## START Records for the task

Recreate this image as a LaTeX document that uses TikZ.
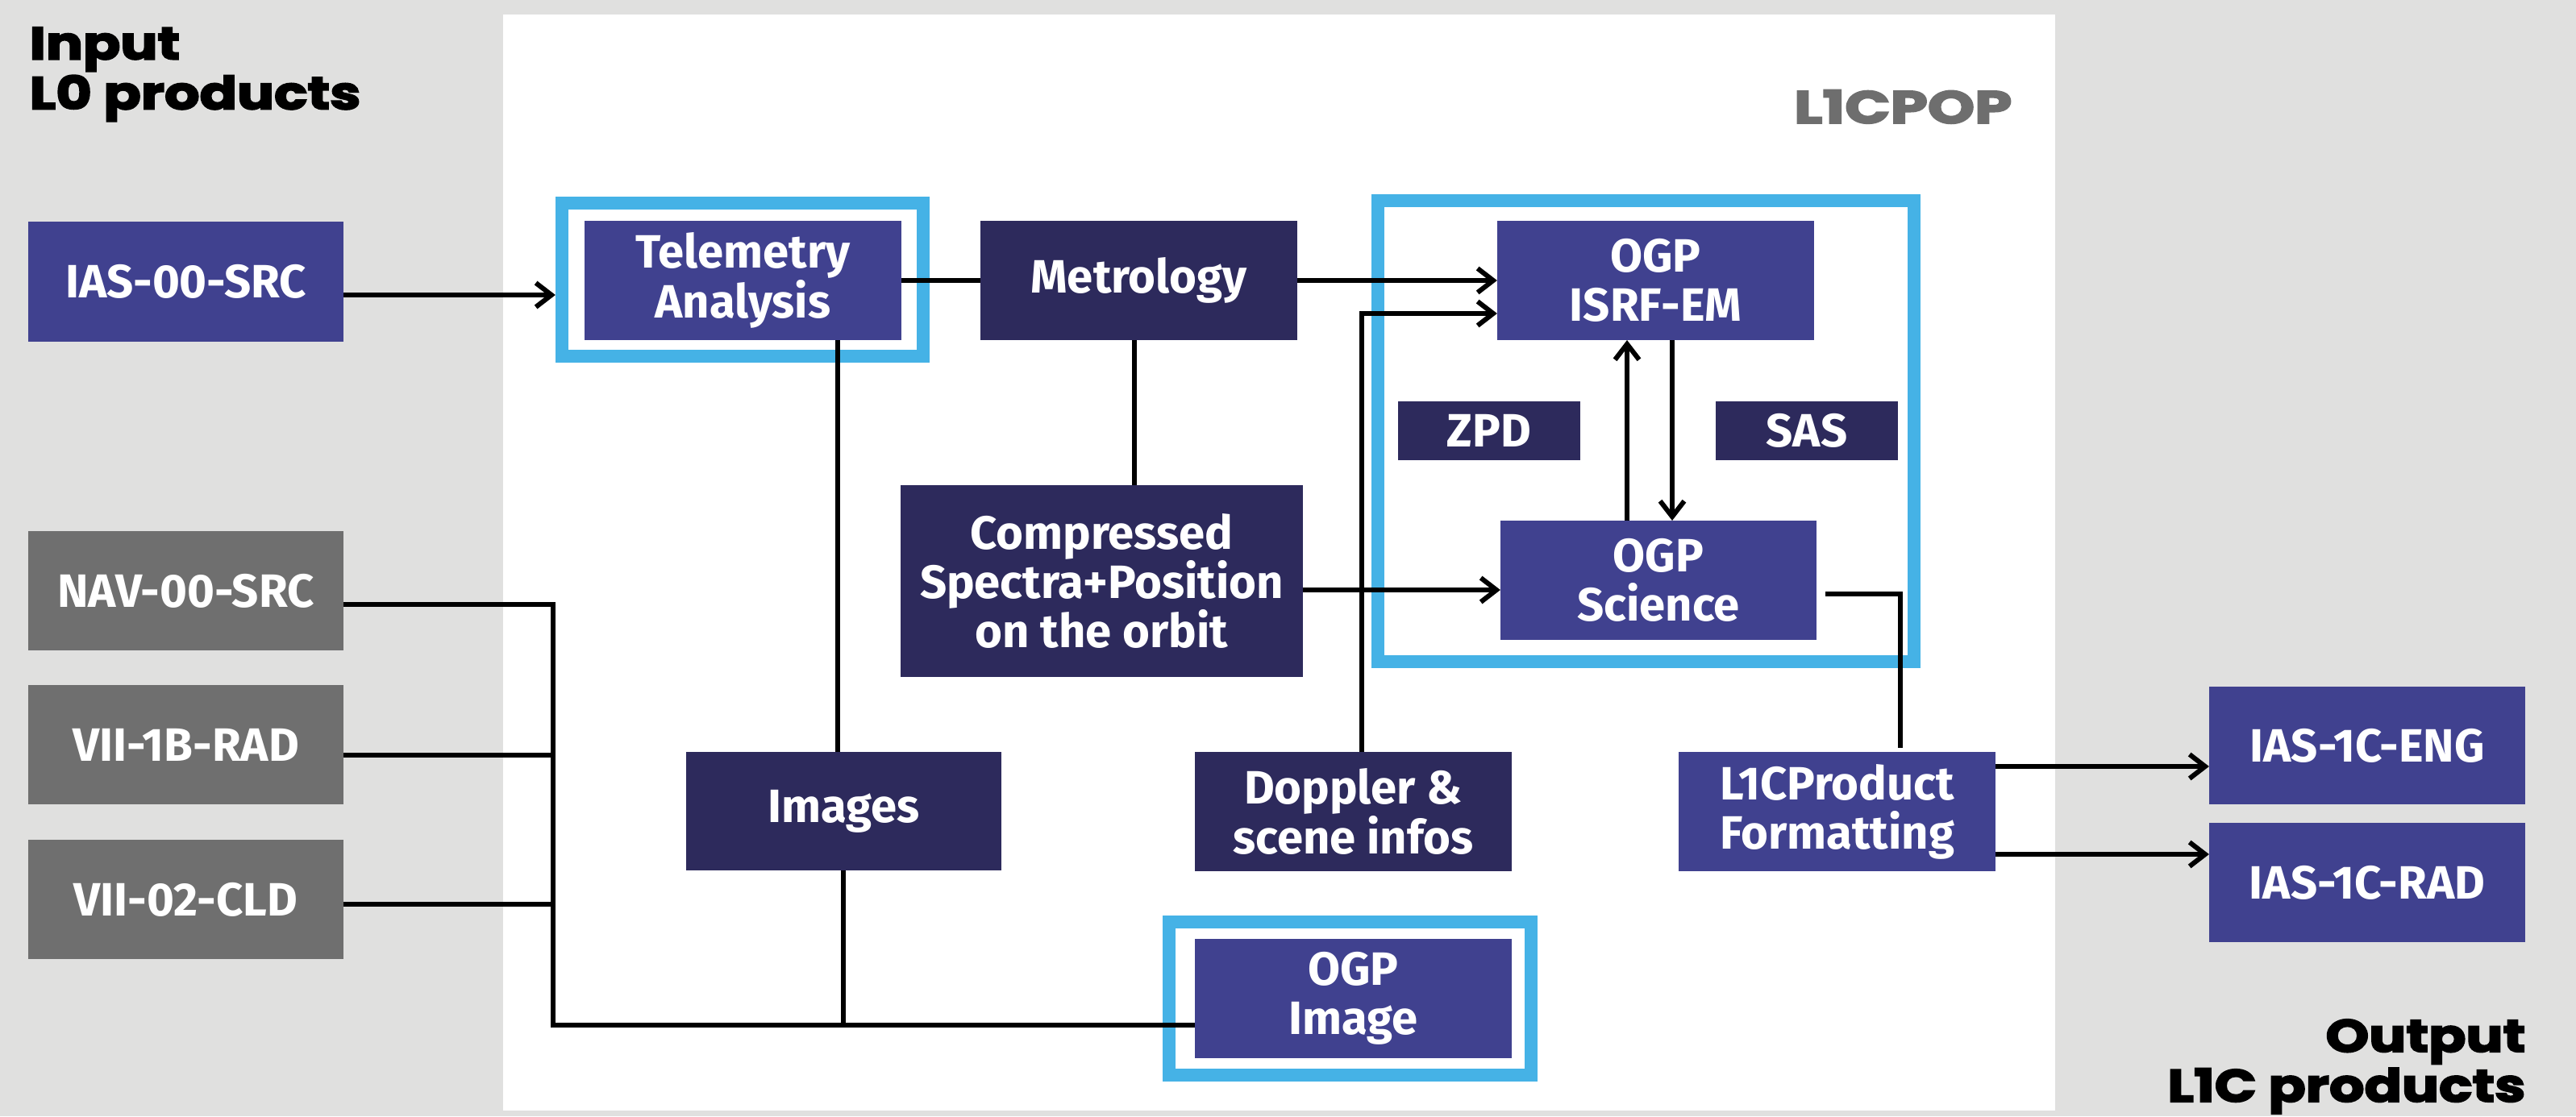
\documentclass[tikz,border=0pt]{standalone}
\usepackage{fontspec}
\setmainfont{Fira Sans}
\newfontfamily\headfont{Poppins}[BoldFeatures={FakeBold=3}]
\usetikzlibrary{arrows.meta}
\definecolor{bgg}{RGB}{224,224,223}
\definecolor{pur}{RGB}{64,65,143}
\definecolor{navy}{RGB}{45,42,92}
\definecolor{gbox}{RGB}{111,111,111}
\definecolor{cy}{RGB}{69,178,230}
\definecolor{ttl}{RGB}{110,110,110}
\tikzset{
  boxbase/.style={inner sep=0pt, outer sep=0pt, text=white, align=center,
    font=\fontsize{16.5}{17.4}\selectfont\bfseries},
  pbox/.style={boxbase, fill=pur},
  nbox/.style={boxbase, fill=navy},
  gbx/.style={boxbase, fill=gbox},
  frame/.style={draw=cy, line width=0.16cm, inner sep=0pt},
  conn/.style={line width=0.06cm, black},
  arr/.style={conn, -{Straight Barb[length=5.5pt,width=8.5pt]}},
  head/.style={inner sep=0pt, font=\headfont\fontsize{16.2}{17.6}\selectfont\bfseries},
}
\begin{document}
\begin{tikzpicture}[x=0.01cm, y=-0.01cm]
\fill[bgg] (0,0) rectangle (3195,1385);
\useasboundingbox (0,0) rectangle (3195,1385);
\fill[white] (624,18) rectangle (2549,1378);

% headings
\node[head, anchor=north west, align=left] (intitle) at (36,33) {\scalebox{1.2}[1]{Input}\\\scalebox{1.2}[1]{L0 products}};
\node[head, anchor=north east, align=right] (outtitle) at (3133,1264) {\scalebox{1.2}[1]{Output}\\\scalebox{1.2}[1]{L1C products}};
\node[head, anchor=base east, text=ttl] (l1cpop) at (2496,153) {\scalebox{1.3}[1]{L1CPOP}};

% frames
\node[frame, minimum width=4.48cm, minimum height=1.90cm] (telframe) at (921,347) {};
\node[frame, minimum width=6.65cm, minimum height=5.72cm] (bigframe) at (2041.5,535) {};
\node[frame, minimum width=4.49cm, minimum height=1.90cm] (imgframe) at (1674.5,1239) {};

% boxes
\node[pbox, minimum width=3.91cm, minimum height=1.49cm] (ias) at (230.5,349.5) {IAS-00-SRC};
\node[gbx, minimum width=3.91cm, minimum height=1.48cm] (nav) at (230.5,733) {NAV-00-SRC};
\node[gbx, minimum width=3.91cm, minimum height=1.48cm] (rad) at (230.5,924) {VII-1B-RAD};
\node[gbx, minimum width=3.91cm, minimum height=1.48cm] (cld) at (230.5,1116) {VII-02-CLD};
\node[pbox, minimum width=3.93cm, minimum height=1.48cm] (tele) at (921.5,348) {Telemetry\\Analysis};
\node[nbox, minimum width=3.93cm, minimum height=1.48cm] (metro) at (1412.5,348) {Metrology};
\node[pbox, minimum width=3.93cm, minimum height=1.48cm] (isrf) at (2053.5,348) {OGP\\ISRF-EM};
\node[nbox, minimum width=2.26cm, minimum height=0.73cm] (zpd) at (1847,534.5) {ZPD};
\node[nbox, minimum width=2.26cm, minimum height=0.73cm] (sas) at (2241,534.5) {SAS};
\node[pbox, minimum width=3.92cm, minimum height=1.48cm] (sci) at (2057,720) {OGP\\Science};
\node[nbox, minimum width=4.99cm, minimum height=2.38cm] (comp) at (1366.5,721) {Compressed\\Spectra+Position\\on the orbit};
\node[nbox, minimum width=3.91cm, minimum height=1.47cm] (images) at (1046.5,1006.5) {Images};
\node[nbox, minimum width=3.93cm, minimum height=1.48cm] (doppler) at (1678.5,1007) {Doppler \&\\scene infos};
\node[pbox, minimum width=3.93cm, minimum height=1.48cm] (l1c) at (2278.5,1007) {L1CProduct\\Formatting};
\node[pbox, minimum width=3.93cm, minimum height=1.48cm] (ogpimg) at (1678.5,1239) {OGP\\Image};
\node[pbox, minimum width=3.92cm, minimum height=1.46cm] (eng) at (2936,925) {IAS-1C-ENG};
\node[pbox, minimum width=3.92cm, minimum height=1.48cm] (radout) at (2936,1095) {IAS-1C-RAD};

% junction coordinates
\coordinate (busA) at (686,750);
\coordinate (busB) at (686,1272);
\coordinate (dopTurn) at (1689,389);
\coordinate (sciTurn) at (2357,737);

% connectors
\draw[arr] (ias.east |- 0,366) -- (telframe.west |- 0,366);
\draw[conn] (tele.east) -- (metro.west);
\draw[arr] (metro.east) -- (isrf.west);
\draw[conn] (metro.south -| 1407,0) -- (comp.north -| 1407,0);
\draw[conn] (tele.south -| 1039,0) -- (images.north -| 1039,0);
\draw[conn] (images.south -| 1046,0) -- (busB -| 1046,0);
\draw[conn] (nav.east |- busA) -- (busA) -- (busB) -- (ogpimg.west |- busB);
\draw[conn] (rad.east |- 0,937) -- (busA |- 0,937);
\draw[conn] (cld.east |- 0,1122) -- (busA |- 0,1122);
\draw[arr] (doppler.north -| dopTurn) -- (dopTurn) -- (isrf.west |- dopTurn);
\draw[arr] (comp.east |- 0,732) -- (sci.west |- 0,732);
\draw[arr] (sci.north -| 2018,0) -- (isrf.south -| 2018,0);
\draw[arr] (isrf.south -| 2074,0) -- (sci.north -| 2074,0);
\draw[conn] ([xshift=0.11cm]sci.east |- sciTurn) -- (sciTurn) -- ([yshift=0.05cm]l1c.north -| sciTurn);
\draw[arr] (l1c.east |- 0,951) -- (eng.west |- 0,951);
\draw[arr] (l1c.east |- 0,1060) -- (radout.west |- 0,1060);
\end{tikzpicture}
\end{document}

## END Records for the task
## START Records for the task

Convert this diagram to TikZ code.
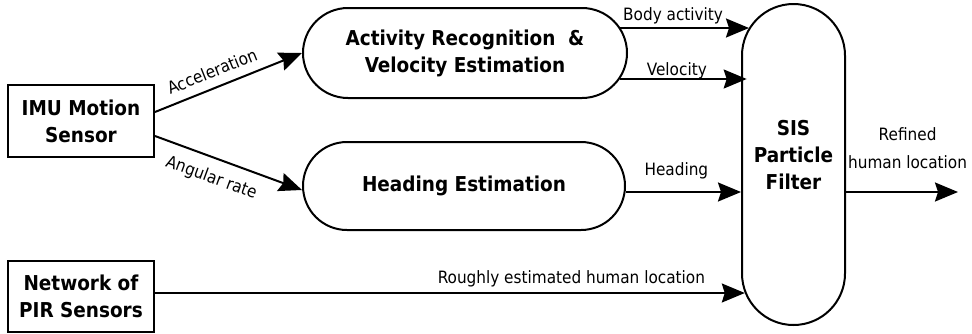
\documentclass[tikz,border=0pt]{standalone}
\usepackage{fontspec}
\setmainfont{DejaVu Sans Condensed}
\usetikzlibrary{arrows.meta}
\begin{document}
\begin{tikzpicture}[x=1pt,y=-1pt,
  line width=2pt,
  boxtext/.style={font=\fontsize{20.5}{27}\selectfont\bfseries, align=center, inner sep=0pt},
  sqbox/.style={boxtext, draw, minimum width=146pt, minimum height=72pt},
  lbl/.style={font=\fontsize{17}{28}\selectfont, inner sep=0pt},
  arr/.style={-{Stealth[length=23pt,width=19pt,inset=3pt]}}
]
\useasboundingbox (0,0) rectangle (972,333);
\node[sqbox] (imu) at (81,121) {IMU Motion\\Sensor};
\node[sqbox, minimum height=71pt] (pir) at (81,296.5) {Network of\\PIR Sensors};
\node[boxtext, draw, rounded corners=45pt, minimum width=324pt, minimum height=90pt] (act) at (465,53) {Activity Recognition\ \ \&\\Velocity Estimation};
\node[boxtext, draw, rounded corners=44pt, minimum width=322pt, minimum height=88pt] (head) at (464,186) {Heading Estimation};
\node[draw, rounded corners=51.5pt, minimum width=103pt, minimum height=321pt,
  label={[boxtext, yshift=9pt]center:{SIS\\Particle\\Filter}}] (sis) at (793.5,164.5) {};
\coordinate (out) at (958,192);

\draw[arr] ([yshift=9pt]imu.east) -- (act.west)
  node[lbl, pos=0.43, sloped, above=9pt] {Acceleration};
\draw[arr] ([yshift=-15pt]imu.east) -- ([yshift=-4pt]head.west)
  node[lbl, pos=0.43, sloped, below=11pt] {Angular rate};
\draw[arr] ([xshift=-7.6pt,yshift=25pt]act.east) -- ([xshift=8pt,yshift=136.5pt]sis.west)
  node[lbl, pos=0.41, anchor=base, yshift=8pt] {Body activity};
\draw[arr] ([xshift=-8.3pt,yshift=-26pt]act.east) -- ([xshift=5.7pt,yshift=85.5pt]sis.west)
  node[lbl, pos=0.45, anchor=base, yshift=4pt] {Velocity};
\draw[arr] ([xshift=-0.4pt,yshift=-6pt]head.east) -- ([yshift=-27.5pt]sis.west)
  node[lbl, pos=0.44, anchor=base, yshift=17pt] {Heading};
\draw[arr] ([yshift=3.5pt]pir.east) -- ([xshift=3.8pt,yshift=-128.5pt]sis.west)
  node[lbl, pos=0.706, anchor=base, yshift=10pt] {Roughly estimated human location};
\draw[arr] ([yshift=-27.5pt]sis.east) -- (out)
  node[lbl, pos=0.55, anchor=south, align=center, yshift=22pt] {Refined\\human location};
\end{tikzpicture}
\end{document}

## END Records for the task

**Exercise prompt**.
Begin at the line containing "Recreate this image", end at the line containing "(624,18) rectangle (2549,1378);", and copy those lines word for word, both included. Skip pictures.

**Response to this task**.
Recreate this image as a LaTeX document that uses TikZ.
\documentclass[tikz,border=0pt]{standalone}
\usepackage{fontspec}
\setmainfont{Fira Sans}
\newfontfamily\headfont{Poppins}[BoldFeatures={FakeBold=3}]
\usetikzlibrary{arrows.meta}
\definecolor{bgg}{RGB}{224,224,223}
\definecolor{pur}{RGB}{64,65,143}
\definecolor{navy}{RGB}{45,42,92}
\definecolor{gbox}{RGB}{111,111,111}
\definecolor{cy}{RGB}{69,178,230}
\definecolor{ttl}{RGB}{110,110,110}
\tikzset{
  boxbase/.style={inner sep=0pt, outer sep=0pt, text=white, align=center,
    font=\fontsize{16.5}{17.4}\selectfont\bfseries},
  pbox/.style={boxbase, fill=pur},
  nbox/.style={boxbase, fill=navy},
  gbx/.style={boxbase, fill=gbox},
  frame/.style={draw=cy, line width=0.16cm, inner sep=0pt},
  conn/.style={line width=0.06cm, black},
  arr/.style={conn, -{Straight Barb[length=5.5pt,width=8.5pt]}},
  head/.style={inner sep=0pt, font=\headfont\fontsize{16.2}{17.6}\selectfont\bfseries},
}
\begin{document}
\begin{tikzpicture}[x=0.01cm, y=-0.01cm]
\fill[bgg] (0,0) rectangle (3195,1385);
\useasboundingbox (0,0) rectangle (3195,1385);
\fill[white] (624,18) rectangle (2549,1378);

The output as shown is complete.